December 16, 1881, Tombstone Nugget

"An altercation occurred in the Oriental Saloon yesterday. M.E. Joyce was conversing with Virgil Earp [about] the attempted stage robbery of the evening previous. Joyce laughingly remarked to Earp that he had been expecting something of the sort ever since they [Earps and Holliday] had been liberated from jail. Earp became angry at the remark, and immediately struck Joyce with his open hand in the face. The parties were surrounded at the time by four or five of Earp's warmest partisans, all heavily armed. Joyce remarked, that a man would have to be a fool to make a fight single-handed against that crowd."

January 26, 1882, Los Angeles Times

"Reports from Tombstone, A.T., are to the effect that the Earp party were all commissioned as Deputy Unites States Deputy Marshals, and went out to arrest a desperate character named Ringo, who is suspected of being one of the party who lately robbed the stage near Bisbee. He is one of the ringleaders of the cowboys. A few hours after the Earp party left, Ringo came in and delivered himself up to the authorities."

February 2, 1882, Resignation of Virgil W. and Wyatt S. Earp as Deputy Marshals, published in the Tombstone Epitaph

"Tombstone, February 1, 1882

Major C. P. Dake, United States Marshal, Grand Hotel, Tombstone

Dear Sir:

In exercising out official functions as Deputy United States Marshals in this territory, we have endeavored always unflinchingly to perform the duties entrusted to us. These duties have been exacting and perilous in their character, having to be performed in a community where turbulence and violence could almost any moment be organized to thwart and resist the enforcement of the process of the court issued to bring criminals to justice. And while we have a deep sense of obligation to many of the citizens for their hearty cooperation in aiding us to suppress lawlessness, and their faith in our honesty of purpose, we realize that, notwithstanding out best efforts and judgment in everything which we have been required to perform, there has arisen so much harsh criticism in relation to our operations, and such a persistent effort having been made to misrepresent and misinterpret out acts, we are led to the conclusion that, in order to convince the public that it is our sincere purpose to promote the public welfare, independent of any personal emolument or advantages to ourselves, it is our duty to place our resignations as Deputy United States Marshals in your hands, which we now do, thanking you for your continued courtesy and confidence in our integrity, and shall remain subject to your orders in the performance of any duties which may be assigned to us, only until our successors are appointed.

Very respectfully yours,

Virgil W. Earp

Wyatt S. Earp"

 

February 3, 1882, Tombstone Epitaph

"The trial of Ike Clanton and P. Clanton, charged with shooting Virgil Earp was held before Judge Stillwell last evening. Dr. Geo. E. Goodfellow testified [that he] dressed the wound. Dr. Matthews testified to assisting [the] wounded man. J. W. Bennett found a hat in a building -- the new drug store-immediately after the shooting. [The] hat [was] produced in court. Sherman McMasters . . . asked Clanton about the shooting, at which Clanton replied that he 'would have to go back and do the job over.' [Seven men] testified that defendants were in Charleston at the time the marshal was shot, thereby proving an alibi. Upon the testimony given the court discharged the prisoners."

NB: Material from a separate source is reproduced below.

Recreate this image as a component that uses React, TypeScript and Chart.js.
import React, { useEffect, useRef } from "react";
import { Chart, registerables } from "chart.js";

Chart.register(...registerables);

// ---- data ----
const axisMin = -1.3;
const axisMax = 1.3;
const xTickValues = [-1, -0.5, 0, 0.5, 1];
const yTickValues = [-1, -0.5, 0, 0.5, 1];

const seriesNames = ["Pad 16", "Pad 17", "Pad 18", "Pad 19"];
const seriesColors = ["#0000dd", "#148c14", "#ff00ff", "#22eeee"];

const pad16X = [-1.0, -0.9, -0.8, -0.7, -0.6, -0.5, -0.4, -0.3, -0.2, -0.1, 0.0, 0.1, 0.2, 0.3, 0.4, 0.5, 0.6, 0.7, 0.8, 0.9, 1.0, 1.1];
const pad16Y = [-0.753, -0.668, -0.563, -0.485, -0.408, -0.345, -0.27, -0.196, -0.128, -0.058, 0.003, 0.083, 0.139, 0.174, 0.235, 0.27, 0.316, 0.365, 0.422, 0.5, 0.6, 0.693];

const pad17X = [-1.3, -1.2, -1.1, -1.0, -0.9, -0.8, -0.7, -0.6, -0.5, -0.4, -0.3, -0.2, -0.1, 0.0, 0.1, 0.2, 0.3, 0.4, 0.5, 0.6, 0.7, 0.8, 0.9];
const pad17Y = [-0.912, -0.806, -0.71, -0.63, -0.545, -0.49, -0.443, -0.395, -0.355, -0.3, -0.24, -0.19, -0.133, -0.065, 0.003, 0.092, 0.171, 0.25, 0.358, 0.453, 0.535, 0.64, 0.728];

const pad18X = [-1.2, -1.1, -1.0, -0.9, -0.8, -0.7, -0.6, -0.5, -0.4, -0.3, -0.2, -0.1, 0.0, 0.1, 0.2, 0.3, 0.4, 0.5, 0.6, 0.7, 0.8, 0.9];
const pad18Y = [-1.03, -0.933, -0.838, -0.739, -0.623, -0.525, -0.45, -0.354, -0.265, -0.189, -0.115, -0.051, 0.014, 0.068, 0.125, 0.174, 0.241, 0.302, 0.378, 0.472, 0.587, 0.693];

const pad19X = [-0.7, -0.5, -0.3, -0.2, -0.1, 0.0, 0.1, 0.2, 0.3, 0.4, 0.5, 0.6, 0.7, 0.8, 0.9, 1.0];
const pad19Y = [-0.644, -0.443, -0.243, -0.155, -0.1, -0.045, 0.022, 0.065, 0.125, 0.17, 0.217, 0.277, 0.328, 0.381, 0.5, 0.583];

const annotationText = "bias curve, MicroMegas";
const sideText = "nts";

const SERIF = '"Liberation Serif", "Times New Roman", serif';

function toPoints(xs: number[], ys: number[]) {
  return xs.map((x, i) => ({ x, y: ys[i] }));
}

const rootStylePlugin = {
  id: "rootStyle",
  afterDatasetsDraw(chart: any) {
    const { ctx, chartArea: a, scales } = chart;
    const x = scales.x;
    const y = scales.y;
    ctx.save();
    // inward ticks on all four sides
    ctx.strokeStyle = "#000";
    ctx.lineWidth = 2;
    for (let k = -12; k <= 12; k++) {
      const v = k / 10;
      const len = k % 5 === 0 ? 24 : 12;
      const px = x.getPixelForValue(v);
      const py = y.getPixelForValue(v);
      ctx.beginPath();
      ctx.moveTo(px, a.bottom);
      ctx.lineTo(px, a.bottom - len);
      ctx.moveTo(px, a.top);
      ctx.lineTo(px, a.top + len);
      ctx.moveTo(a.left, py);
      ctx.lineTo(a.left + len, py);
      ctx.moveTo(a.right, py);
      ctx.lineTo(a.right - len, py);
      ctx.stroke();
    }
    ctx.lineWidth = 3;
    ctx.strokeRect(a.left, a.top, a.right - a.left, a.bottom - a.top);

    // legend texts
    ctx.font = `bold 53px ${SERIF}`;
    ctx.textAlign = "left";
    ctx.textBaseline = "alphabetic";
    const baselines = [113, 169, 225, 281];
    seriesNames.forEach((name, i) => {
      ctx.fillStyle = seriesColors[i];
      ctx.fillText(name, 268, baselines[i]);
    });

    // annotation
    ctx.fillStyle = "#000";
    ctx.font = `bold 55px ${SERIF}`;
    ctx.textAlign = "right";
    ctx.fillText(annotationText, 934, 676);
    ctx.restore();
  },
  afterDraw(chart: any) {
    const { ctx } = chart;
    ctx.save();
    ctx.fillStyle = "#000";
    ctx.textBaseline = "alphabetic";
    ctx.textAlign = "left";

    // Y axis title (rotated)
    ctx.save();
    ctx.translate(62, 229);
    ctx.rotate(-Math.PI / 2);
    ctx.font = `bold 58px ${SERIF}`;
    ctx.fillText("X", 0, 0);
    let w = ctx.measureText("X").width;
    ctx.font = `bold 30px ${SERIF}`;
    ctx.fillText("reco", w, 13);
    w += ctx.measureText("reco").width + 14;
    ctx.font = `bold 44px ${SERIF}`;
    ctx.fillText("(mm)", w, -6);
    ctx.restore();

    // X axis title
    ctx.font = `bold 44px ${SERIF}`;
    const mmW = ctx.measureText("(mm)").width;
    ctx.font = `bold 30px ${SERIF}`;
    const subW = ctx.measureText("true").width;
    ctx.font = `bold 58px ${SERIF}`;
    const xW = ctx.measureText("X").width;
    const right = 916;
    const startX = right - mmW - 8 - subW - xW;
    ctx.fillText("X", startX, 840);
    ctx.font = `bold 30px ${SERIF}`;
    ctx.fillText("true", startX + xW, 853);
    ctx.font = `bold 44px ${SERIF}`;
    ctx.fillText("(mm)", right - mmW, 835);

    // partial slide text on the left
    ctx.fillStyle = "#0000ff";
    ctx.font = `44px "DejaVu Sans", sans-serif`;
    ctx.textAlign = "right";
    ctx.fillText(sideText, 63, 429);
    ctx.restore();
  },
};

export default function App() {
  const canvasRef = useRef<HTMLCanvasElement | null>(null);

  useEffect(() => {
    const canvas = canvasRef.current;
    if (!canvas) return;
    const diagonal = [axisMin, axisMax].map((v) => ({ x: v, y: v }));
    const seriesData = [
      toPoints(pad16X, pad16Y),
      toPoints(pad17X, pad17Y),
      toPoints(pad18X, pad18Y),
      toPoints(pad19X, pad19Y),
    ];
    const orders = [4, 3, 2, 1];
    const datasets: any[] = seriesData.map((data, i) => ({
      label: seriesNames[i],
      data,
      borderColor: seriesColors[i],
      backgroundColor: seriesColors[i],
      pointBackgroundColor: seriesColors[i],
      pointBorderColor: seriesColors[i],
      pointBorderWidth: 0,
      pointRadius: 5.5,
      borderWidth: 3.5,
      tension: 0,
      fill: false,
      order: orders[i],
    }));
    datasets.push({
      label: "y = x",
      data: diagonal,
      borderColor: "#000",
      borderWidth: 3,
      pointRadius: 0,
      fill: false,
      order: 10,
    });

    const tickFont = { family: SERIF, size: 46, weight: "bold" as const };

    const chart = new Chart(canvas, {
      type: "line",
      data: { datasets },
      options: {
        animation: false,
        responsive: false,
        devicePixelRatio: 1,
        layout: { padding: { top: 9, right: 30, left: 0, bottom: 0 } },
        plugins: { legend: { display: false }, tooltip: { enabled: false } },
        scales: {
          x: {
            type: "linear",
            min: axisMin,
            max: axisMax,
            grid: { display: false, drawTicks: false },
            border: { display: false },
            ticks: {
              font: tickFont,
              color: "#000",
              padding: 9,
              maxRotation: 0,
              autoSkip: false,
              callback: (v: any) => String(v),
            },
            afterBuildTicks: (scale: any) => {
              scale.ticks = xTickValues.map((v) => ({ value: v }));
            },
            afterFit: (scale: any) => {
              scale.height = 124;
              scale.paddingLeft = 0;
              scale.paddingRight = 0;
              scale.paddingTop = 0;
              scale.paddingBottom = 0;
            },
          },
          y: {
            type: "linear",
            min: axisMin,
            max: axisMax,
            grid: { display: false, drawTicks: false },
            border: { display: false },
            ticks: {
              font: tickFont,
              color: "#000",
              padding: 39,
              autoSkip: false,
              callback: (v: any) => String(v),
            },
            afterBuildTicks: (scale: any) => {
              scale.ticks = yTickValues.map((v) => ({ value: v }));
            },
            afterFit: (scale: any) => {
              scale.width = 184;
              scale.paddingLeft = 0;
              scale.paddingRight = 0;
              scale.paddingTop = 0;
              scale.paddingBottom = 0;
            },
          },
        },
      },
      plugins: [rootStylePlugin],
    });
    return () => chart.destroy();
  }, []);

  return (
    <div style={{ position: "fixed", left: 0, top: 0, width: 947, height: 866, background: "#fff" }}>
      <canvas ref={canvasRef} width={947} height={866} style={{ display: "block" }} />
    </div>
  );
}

February 18, 1882, Tombstone Nugget

"Wyatt and Morgan Earp, Doc Holliday, 'Texas Jack," Smith, McMasters, and one or two others left the city yesterday afternoon for where, no one apparently knows, but when in the vicinity of Waterville, they separated, four of the party going in the direction of San Simon Valley, to arrest, it is claimed, Pony Deal and one or two other well known characters, and the remainder to Charleston. It is supposed they are acting in the capacity of U.S. Deputy Marshals, their resignations not having been accepted or their appointments revoked by U.S. Marshal Dake, as was generally supposed some time ago."